What happens when you become dehydrated?
According to MayoClinic.com:
Mild to moderate dehydration is likely to cause:
- Dry, sticky mouth
- Sleepiness or tiredness — children are likely to be less active than usual
- Decreased urine output — fewer than six wet diapers a day for infants and eight hours or more without urination for older children and teens
- Few or no tears when crying
- Muscle weakness
- Dizziness or lightheadedness
Severe dehydration, a medical emergency, can cause:
- Extreme thirst
- Extreme fussiness or sleepiness in infants and children; irritability and confusion in adults
- Very dry mouth, skin and mucous membranes
- Lack of sweating
- Little or no urination — any urine that is produced will be dark yellow or amber
- Sunken eyes
- Shriveled and dry skin that lacks elasticity and doesn’t “bounce back” when pinched into a fold
- In infants, sunken fontanels — the soft spots on the top of a baby’s head
- Low blood pressure
- Rapid heartbeat
- In the most serious cases, delirium or unconsciousness
As you can see, there are serious side affects to not properly hydrating before, during and after your ride. This is why I see hydrating as the most important thing to keep in mind while on the trail. Most times, when you feel like you are dehydrated, your body is telling you that you are already behind the eight ball. It is time to start drinking more water…and quickly.
The Eight and Eight Rule
Although there is no scientific basis for this rule, many people have adopted it as truth. They say that you are supposed to drink eight 8 oz glasses of water per day. If you are planning on exercising during that day, you need to increase that amount. Now, there are many factors that contribute to how much water a person should consume throughout the day and while exercising, but this is a great jumping off point.
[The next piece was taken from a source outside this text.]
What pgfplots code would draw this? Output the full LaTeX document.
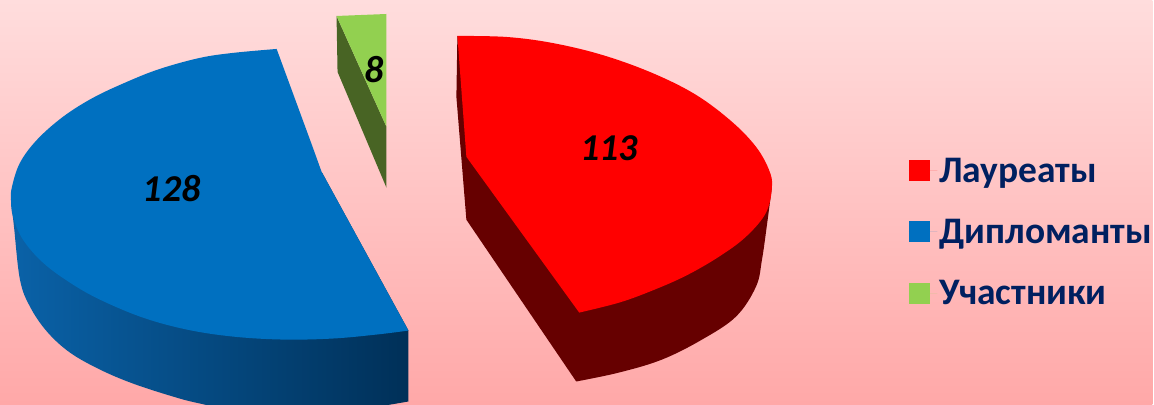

What do I do while on a mountain bike ride?
I try to drink a lot of water throughout the day. I make a conscious effort on riding days to drink more than I normally would before the ride. During the ride, I make sure that I am always drinking. I am one of those riders that sweats a lot, so I get a constant reminder to replenish.
We are in the time of the year where keeping properly hydrated is especially important. When you are riding in 90+ degree heat, your body generates the symptoms of dehydration much faster than in the cooler months. During these summer months, I always carry 100 oz of water (sometimes half water/half Gatoraide) on every ride. It is always better to have more water than you need rather than not enough.